Tempos houve que o intelectual era visto como uma espécie de farol, solitário, que do alto da sua torre de marfim, lançava luz sobre a ignorância das massas. Hoje, essa imagem não só está desactualizada como é, no limite, arrogante. Numa era onde a informação é instantânea e a opinião é uma mercadoria barata, o que resta, afinal, para aquele que se dedica ao pensamento crítico?
O que mais se espera de um intelectual hoje não é que ele tenha todas as respostas, mas que saiba fazer as perguntas certas mesmo que sejam desconfortáveis. Num mundo de polarização cega, onde todos têm certezas absolutas sobre tudo, da geopolítica à virologia, o intelectual deve ser o primeiro a dizer: "É mais complexo do que parece". A sua função é resistir à sedução do simplismo e devolver ao debate a sua necessária nuance.
Espera-se que o intelectual seja um "traidor" por natureza — não dos valores éticos, mas das bolhas ideológicas. Se um pensador apenas valida o que o seu grupo político ou social quer ouvir, ele não é um intelectual; é um relações-públicas. O verdadeiro intelectual é aquele que está disposto a criticar os seus próprios aliados quando estes atropelam a coerência ou a honestidade intelectual.
De que serve uma ideia brilhante se ela estiver trancada num dialeto hermético que apenas três académicos compreendem? Espera-se que o intelectual seja um ponte.

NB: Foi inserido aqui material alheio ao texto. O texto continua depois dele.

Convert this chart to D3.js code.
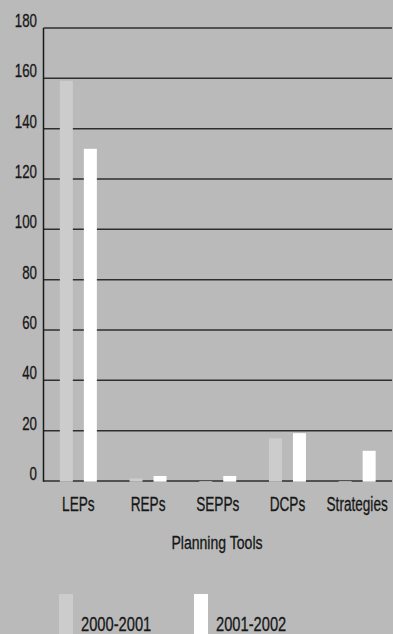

Ele deve ser capaz de traduzir a complexidade do mundo para uma linguagem que dialogue, sem com isso sacrificar o rigor. O pensamento deve servir para elevar o nível da conversa coletiva, e não para criar novos muros de exclusão social. Por fim, espera-se que ele habite a periferia do poder. O intelectual que se aproxima demasiado do trono corre o risco de se tornar um cortesão. A sua posição deve ser a de um observador atento, alguém que mantém a distância necessária para denunciar o abuso, a injustiça e, acima de tudo, a manipulação da linguagem, que é onde a tirania costuma começar.
Em suma, o intelectual não é o dono da verdade, mas o seu eterno perseguidor. Dele não esperamos o conforto da solução, mas o desconforto da lucidez. Num tempo de algoritmos que nos dão sempre a razão, o intelectual é aquele que nos lembra de que podemos estar errados. E essa é, talvez, a maior generosidade que alguém pode oferecer à sociedade.